CHALLENGE » Reproduce exactly, with no pictures, each line from the opening of the material down through the line containing "label='Totale area protetta'".

DATA LINES »
■ ■ ■
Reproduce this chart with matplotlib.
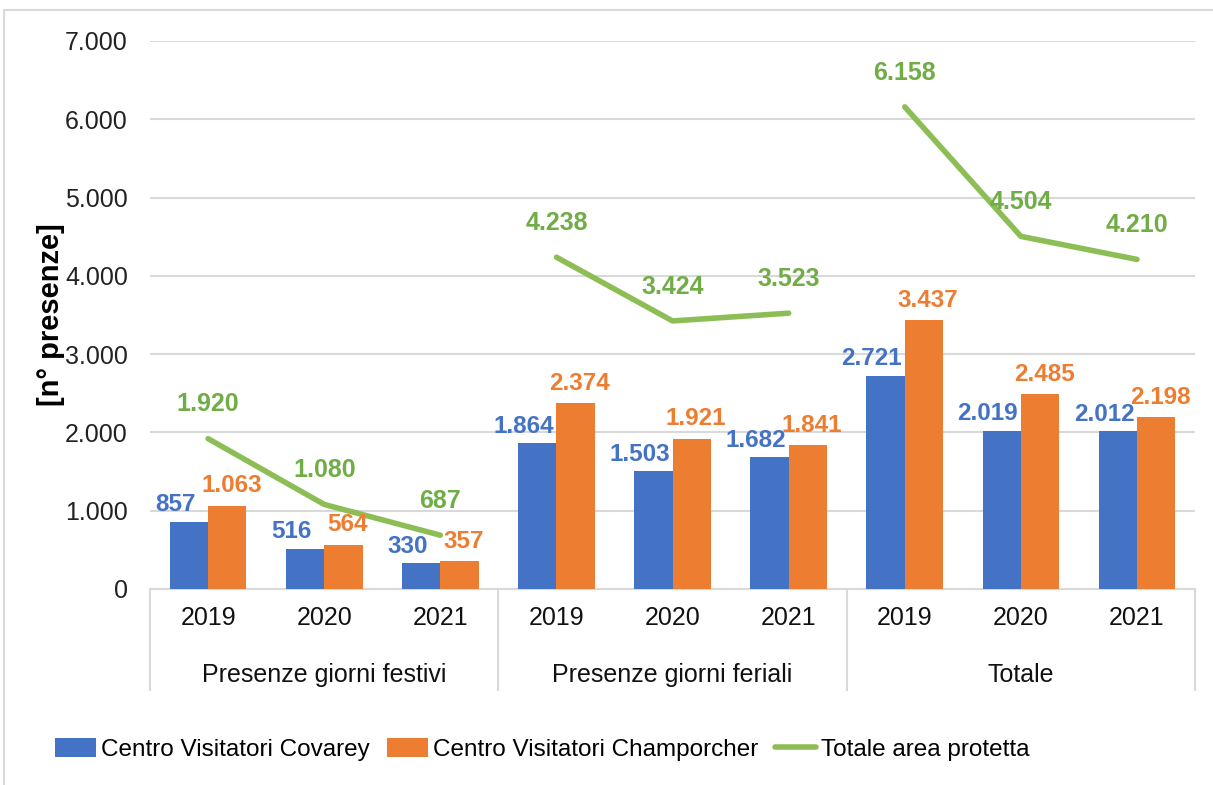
import numpy as np
import matplotlib
matplotlib.use('Agg')
import matplotlib.pyplot as plt
from matplotlib.patches import Rectangle
import matplotlib.transforms as mtransforms

plt.rcParams['font.family'] = ['Liberation Sans', 'DejaVu Sans']

groups = ['Presenze giorni festivi', 'Presenze giorni feriali', 'Totale']
years = ['2019', '2020', '2021']
covarey = [857, 516, 330, 1864, 1503, 1682, 2721, 2019, 2012]
champorcher = [1063, 564, 357, 2374, 1921, 1841, 3437, 2485, 2198]
totale = [1920, 1080, 687, 4238, 3424, 3523, 6158, 4504, 4210]

c_blue = '#4472C4'
c_orange = '#ED7D31'
c_green = '#70AD47'
c_line = '#8DBE55'


def fmt(v):
    return '{:,}'.format(v).replace(',', '.')


fig = plt.figure(figsize=(12.13, 7.85), dpi=100)
ax = fig.add_axes([0.1237, 0.2497, 0.8615, 0.6981])

x = np.arange(len(covarey))
w = 0.33
b1 = ax.bar(x - w/2, covarey, w, color=c_blue, label='Centro Visitatori Covarey', zorder=3)
b2 = ax.bar(x + w/2, champorcher, w, color=c_orange, label='Centro Visitatori Champorcher', zorder=3)

# the total line is broken between groups
for g in range(len(groups)):
    idx = x[g*3:(g+1)*3]
    ln, = ax.plot(idx, totale[g*3:(g+1)*3], color=c_line, lw=4, solid_capstyle='round', zorder=4,
                  label='Totale area protetta' if g == 0 else None)

for i in range(len(x)):
    ax.annotate(fmt(covarey[i]), (x[i] - w/2, covarey[i]), xytext=(-10, 4), textcoords='offset points',
                ha='center', va='bottom', color=c_blue, fontsize=17.5, fontweight='bold', zorder=5)
    ax.annotate(fmt(champorcher[i]), (x[i] + w/2, champorcher[i]), xytext=(3, 6), textcoords='offset points',
                ha='center', va='bottom', color=c_orange, fontsize=17.5, fontweight='bold', zorder=5)
    ax.annotate(fmt(totale[i]), (x[i], totale[i]), xytext=(0, 16), textcoords='offset points',
                ha='center', va='bottom', color=c_green, fontsize=18, fontweight='bold', zorder=5)

ax.set_xlim(-0.5, len(x) - 0.5)
ax.set_ylim(0, 7000)
ax.set_yticks(np.arange(0, 7001, 1000))
ax.set_yticklabels([fmt(v) for v in range(0, 7001, 1000)], fontsize=18, color='#222222')
ax.yaxis.grid(True, color='#D9D9D9', lw=1.5, zorder=0)
ax.tick_params(axis='y', length=0, pad=16)
for s in ['top', 'right', 'left']:
    ax.spines[s].set_visible(False)
ax.spines['bottom'].set_color('#D9D9D9')
ax.spines['bottom'].set_linewidth(1.5)

ax.set_xticks(x)
ax.set_xticklabels(years * 3, fontsize=18, color='#111111')
ax.tick_params(axis='x', length=0, pad=12)

trans = mtransforms.blended_transform_factory(ax.transData, ax.transAxes)
for b in [-0.5, 2.5, 5.5, 8.5]:
    ax.plot([b, b], [0, -0.185], transform=trans, color='#D9D9D9', lw=1.5, clip_on=False)
for g, name in enumerate(groups):
    ax.text(g*3 + 1, -0.157, name, transform=trans, ha='center', va='center', fontsize=18, color='#111111')

ax.set_ylabel('[n° presenze]', fontsize=21, fontweight='bold', labelpad=0)

handles, labels = ax.get_legend_handles_labels()
order = [1, 2, 0]
fig.legend([handles[k] for k in order], [labels[k] for k in order],
           loc='center left', bbox_to_anchor=(0.027, 0.045), ncol=3, frameon=False, fontsize=17.5,
           handlelength=1.7, handleheight=0.8, handletextpad=0.2, columnspacing=0.7)

fig.patches.append(Rectangle((0.003, -0.01), 1.0, 0.997, transform=fig.transFigure, fill=False,
                             edgecolor='#D9D9D9', lw=1.5))

fig.savefig('out.png', dpi=100)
■ ■ ■
SOLUTION TO THIS TASK »
Reproduce this chart with matplotlib.
import numpy as np
import matplotlib
matplotlib.use('Agg')
import matplotlib.pyplot as plt
from matplotlib.patches import Rectangle
import matplotlib.transforms as mtransforms

plt.rcParams['font.family'] = ['Liberation Sans', 'DejaVu Sans']

groups = ['Presenze giorni festivi', 'Presenze giorni feriali', 'Totale']
years = ['2019', '2020', '2021']
covarey = [857, 516, 330, 1864, 1503, 1682, 2721, 2019, 2012]
champorcher = [1063, 564, 357, 2374, 1921, 1841, 3437, 2485, 2198]
totale = [1920, 1080, 687, 4238, 3424, 3523, 6158, 4504, 4210]

c_blue = '#4472C4'
c_orange = '#ED7D31'
c_green = '#70AD47'
c_line = '#8DBE55'


def fmt(v):
    return '{:,}'.format(v).replace(',', '.')


fig = plt.figure(figsize=(12.13, 7.85), dpi=100)
ax = fig.add_axes([0.1237, 0.2497, 0.8615, 0.6981])

x = np.arange(len(covarey))
w = 0.33
b1 = ax.bar(x - w/2, covarey, w, color=c_blue, label='Centro Visitatori Covarey', zorder=3)
b2 = ax.bar(x + w/2, champorcher, w, color=c_orange, label='Centro Visitatori Champorcher', zorder=3)

# the total line is broken between groups
for g in range(len(groups)):
    idx = x[g*3:(g+1)*3]
    ln, = ax.plot(idx, totale[g*3:(g+1)*3], color=c_line, lw=4, solid_capstyle='round', zorder=4,
                  label='Totale area protetta' if g == 0 else None)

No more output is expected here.